_STATED PROBLEM_
Exactly as written, write out the lines below from the first to the one containing "import seaborn as sns", inclusive. Pictures do not belong in the copy.

━━━━━━━━━━━━━━━━━━━━

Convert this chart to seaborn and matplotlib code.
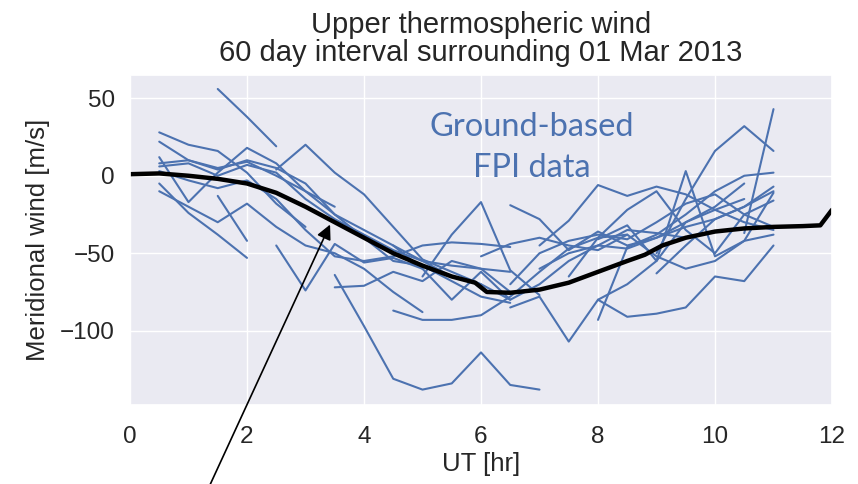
import numpy as np
import pandas as pd
import matplotlib
matplotlib.use("Agg")
import matplotlib.pyplot as plt
import seaborn as sns

# Nightly FPI meridional wind segments: start time [UT hr] and values every 0.5 hr [m/s]
night_starts = [0.5, 1.5, 0.5, 0.5, 0.5, 0.5, 2.5, 0.5, 0.5, 1.5, 0.5, 2.5, 3.5, 3.5, 4.5, 4.5,
                6.5, 5.0, 7.0, 6.5, 8.0, 8.0, 9.0, 8.0, 10.5, 6.0, 7.0, 9.0, 6.5, 7.5]
night_winds = [
    [28, 20, 16, 2, -18, -33],
    [56, 38, 19],
    [22, 10, 5, 9, 0, -10, -25, -35, -45, -55, -58, -60, -62],
    [-5, -24, -38, -53],
    [-10, -20, -30, -18, -33, -45, -50, -60, -75, -88],
    [12, -17, 2, 18, 8, -10, -20],
    [4, 20, 2, -12, -33, -54, -62, -70, -80],
    [8, 10, 4, 10, 5, -5, -25, -40, -55, -58, -68, -78, -82],
    [3, -3, -8, -3, -15, -35, -52, -55, -52, -45, -43, -44, -46],
    [-13, -42],
    [6, 8, 0, 7, 2, -15, -28, -38, -48, -55, -65, -70],
    [-45, -74, -44, -56, -53, -60],
    [-64, -97, -131, -138, -134, -114, -135, -138],
    [-72, -71, -62, -68, -55, -60, -75],
    [-87, -93, -93, -90, -78, -62, -47, -40, -38],
    [-45, -60, -80, -62, -80, -70, -55, -45, -35, -37, -40],
    [-19, -28, -48, -36, -45, -40, -30, -22, -15],
    [-65, -38, -17, -61, -77],
    [-45, -29, -6, -13, -7, -12, -22, -30, -35],
    [-85, -78, -107, -80, -70, -55, -30, -20, -5],
    [-80, -91, -89, -85, -65, -68, -45],
    [-93, -46, -38, -25, -10, 0, 2],
    [-50, -15, 16, 32, 16],
    [-41, -32, -55, 3, -52, -42, -38],
    [-37, 43],
    [-52, -44, -40, -45, -48, -38, -52, -60, -55, -42, -11],
    [-60, -50, -45, -47, -40, -33, -28, -20, -10],
    [-63, -45, -28, -20, -7],
    [-70, -50, -42, -38, -41, -30, -18, -12, -25, -33],
    [-65, -40, -22, -10, -35, -50, -25, -16],
]

# Model meridional wind
model_ut = [0, 0.5, 1, 1.5, 2, 2.5, 3, 3.5, 4, 4.5, 5, 5.5, 5.9, 6.1, 6.5, 7, 7.5, 8,
            8.5, 8.8, 9.1, 9.5, 10, 10.5, 11, 11.5, 11.8, 12]
model_wind = [1, 1.5, 0, -2, -5, -11, -20, -30, -40, -50, -58, -65, -69, -75, -75.5, -73.5,
              -69, -62, -55, -51, -45, -40, -36, -34, -33, -32.5, -32, -22]

title = "Upper thermospheric wind\n60 day interval surrounding 01 Mar 2013"
fpi_label = "Ground-based\nFPI data"

sns.set_theme(style="darkgrid")
plt.rcParams["font.family"] = ["Liberation Sans", "DejaVu Sans"]

blue = sns.color_palette("deep")[0]

rows = []
for k, (t0, vals) in enumerate(zip(night_starts, night_winds)):
    for i, v in enumerate(vals):
        rows.append({"night": k, "ut": t0 + 0.5 * i, "wind": v})
fpi = pd.DataFrame(rows)
model = pd.DataFrame({"ut": model_ut, "wind": model_wind})

fig = plt.figure(figsize=(8.58, 4.84), dpi=100)
ax = fig.add_axes([0.1515, 0.163, 0.8182, 0.682])

sns.lineplot(data=fpi, x="ut", y="wind", units="night", estimator=None,
             color=blue, lw=1.5, ax=ax, legend=False)
sns.lineplot(data=model, x="ut", y="wind", color="black", lw=3.2, ax=ax,
             legend=False, sort=False)

ax.set_xlim(0, 12)
ax.set_ylim(-148, 65)
ax.set_xticks(range(0, 13, 2))
ax.set_yticks([-100, -50, 0, 50])
ax.tick_params(labelsize=17.5, colors="#262626")
ax.tick_params(axis="x", pad=9)
ax.tick_params(axis="y", pad=5)
ax.set_xlabel("UT [hr]", fontsize=18.5, labelpad=3)
ax.set_ylabel("Meridional wind [m/s]", fontsize=18.5, labelpad=7)
ax.set_title(title, fontsize=21, linespacing=1.0, pad=10)

ax.text(6.87, 18, fpi_label, color=blue, fontsize=23.5, ha="center", va="center",
        family=["Lato", "DejaVu Sans"], linespacing=1.45)

ax.annotate("", xy=(3.42, -31.5), xytext=(1.3, -205), annotation_clip=False,
            arrowprops=dict(arrowstyle="-|>", color="black", lw=1.2,
                            mutation_scale=22, shrinkA=0, shrinkB=0))

fig.savefig("out.png", dpi=100)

━━━━━━━━━━━━━━━━━━━━

_RESPONSE BELOW_
Convert this chart to seaborn and matplotlib code.
import numpy as np
import pandas as pd
import matplotlib
matplotlib.use("Agg")
import matplotlib.pyplot as plt
import seaborn as sns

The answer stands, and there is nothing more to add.